◆ DIRECTIONS
Pictures stay out of the copy; restate everything else in the material exactly.
┏━━
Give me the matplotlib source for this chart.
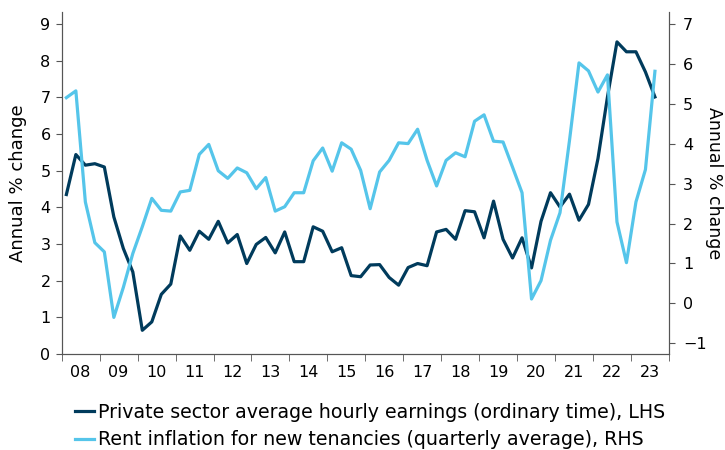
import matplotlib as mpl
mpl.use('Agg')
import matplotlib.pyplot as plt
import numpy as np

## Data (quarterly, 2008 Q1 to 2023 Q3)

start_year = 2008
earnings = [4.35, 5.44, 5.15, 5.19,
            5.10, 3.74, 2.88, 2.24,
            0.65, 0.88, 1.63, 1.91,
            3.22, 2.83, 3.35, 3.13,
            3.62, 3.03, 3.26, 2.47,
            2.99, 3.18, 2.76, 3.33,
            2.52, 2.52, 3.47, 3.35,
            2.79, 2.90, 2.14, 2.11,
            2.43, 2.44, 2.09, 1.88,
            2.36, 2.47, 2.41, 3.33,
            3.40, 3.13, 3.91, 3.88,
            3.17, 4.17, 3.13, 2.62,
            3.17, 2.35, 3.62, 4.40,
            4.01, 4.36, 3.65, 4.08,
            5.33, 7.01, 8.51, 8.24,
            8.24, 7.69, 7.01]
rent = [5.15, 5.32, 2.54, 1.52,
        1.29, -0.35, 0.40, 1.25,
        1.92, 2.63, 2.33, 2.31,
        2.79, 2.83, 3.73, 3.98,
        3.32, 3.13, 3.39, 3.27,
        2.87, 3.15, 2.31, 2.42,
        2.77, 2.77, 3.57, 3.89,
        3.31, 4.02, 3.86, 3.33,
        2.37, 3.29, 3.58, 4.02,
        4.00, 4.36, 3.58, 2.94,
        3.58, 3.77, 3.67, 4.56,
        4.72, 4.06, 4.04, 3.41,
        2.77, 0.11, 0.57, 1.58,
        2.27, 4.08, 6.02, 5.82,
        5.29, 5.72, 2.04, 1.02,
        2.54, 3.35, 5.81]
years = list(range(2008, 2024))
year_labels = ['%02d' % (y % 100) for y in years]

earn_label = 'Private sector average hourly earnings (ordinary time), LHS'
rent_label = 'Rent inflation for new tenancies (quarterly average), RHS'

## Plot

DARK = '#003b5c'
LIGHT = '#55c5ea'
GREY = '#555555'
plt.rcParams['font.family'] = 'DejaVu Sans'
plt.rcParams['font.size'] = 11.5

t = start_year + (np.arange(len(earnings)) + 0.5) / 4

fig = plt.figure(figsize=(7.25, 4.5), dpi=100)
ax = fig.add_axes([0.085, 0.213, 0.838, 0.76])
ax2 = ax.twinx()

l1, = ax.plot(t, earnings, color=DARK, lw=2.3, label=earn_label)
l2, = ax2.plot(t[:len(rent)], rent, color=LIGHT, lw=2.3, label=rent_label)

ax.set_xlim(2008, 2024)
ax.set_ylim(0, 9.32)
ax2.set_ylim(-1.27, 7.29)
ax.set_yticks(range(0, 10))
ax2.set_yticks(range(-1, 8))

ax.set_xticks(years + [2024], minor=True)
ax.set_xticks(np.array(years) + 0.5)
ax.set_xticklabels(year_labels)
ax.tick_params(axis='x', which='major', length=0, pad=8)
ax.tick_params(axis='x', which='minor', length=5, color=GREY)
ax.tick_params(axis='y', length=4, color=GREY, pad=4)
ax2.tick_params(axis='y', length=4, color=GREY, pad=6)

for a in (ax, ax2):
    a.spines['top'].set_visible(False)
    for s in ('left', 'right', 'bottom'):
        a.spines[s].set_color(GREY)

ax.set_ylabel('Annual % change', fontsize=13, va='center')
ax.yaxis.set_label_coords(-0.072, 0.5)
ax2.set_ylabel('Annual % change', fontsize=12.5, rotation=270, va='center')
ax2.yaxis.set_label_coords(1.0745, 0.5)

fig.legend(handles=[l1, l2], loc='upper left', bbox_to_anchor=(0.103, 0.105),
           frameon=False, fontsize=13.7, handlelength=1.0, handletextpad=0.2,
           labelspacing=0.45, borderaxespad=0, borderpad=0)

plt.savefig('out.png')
┗━━
◆ THE RESPONSE
Give me the matplotlib source for this chart.
import matplotlib as mpl
mpl.use('Agg')
import matplotlib.pyplot as plt
import numpy as np

## Data (quarterly, 2008 Q1 to 2023 Q3)

start_year = 2008
earnings = [4.35, 5.44, 5.15, 5.19,
            5.10, 3.74, 2.88, 2.24,
            0.65, 0.88, 1.63, 1.91,
            3.22, 2.83, 3.35, 3.13,
            3.62, 3.03, 3.26, 2.47,
            2.99, 3.18, 2.76, 3.33,
            2.52, 2.52, 3.47, 3.35,
            2.79, 2.90, 2.14, 2.11,
            2.43, 2.44, 2.09, 1.88,
            2.36, 2.47, 2.41, 3.33,
            3.40, 3.13, 3.91, 3.88,
            3.17, 4.17, 3.13, 2.62,
            3.17, 2.35, 3.62, 4.40,
            4.01, 4.36, 3.65, 4.08,
            5.33, 7.01, 8.51, 8.24,
            8.24, 7.69, 7.01]
rent = [5.15, 5.32, 2.54, 1.52,
        1.29, -0.35, 0.40, 1.25,
        1.92, 2.63, 2.33, 2.31,
        2.79, 2.83, 3.73, 3.98,
        3.32, 3.13, 3.39, 3.27,
        2.87, 3.15, 2.31, 2.42,
        2.77, 2.77, 3.57, 3.89,
        3.31, 4.02, 3.86, 3.33,
        2.37, 3.29, 3.58, 4.02,
        4.00, 4.36, 3.58, 2.94,
        3.58, 3.77, 3.67, 4.56,
        4.72, 4.06, 4.04, 3.41,
        2.77, 0.11, 0.57, 1.58,
        2.27, 4.08, 6.02, 5.82,
        5.29, 5.72, 2.04, 1.02,
        2.54, 3.35, 5.81]
years = list(range(2008, 2024))
year_labels = ['%02d' % (y % 100) for y in years]

earn_label = 'Private sector average hourly earnings (ordinary time), LHS'
rent_label = 'Rent inflation for new tenancies (quarterly average), RHS'

## Plot

DARK = '#003b5c'
LIGHT = '#55c5ea'
GREY = '#555555'
plt.rcParams['font.family'] = 'DejaVu Sans'
plt.rcParams['font.size'] = 11.5

t = start_year + (np.arange(len(earnings)) + 0.5) / 4

fig = plt.figure(figsize=(7.25, 4.5), dpi=100)
ax = fig.add_axes([0.085, 0.213, 0.838, 0.76])
ax2 = ax.twinx()

l1, = ax.plot(t, earnings, color=DARK, lw=2.3, label=earn_label)
l2, = ax2.plot(t[:len(rent)], rent, color=LIGHT, lw=2.3, label=rent_label)

ax.set_xlim(2008, 2024)
ax.set_ylim(0, 9.32)
ax2.set_ylim(-1.27, 7.29)
ax.set_yticks(range(0, 10))
ax2.set_yticks(range(-1, 8))

ax.set_xticks(years + [2024], minor=True)
ax.set_xticks(np.array(years) + 0.5)
ax.set_xticklabels(year_labels)
ax.tick_params(axis='x', which='major', length=0, pad=8)
ax.tick_params(axis='x', which='minor', length=5, color=GREY)
ax.tick_params(axis='y', length=4, color=GREY, pad=4)
ax2.tick_params(axis='y', length=4, color=GREY, pad=6)

for a in (ax, ax2):
    a.spines['top'].set_visible(False)
    for s in ('left', 'right', 'bottom'):
        a.spines[s].set_color(GREY)

ax.set_ylabel('Annual % change', fontsize=13, va='center')
ax.yaxis.set_label_coords(-0.072, 0.5)
ax2.set_ylabel('Annual % change', fontsize=12.5, rotation=270, va='center')
ax2.yaxis.set_label_coords(1.0745, 0.5)

fig.legend(handles=[l1, l2], loc='upper left', bbox_to_anchor=(0.103, 0.105),
           frameon=False, fontsize=13.7, handlelength=1.0, handletextpad=0.2,
           labelspacing=0.45, borderaxespad=0, borderpad=0)

plt.savefig('out.png')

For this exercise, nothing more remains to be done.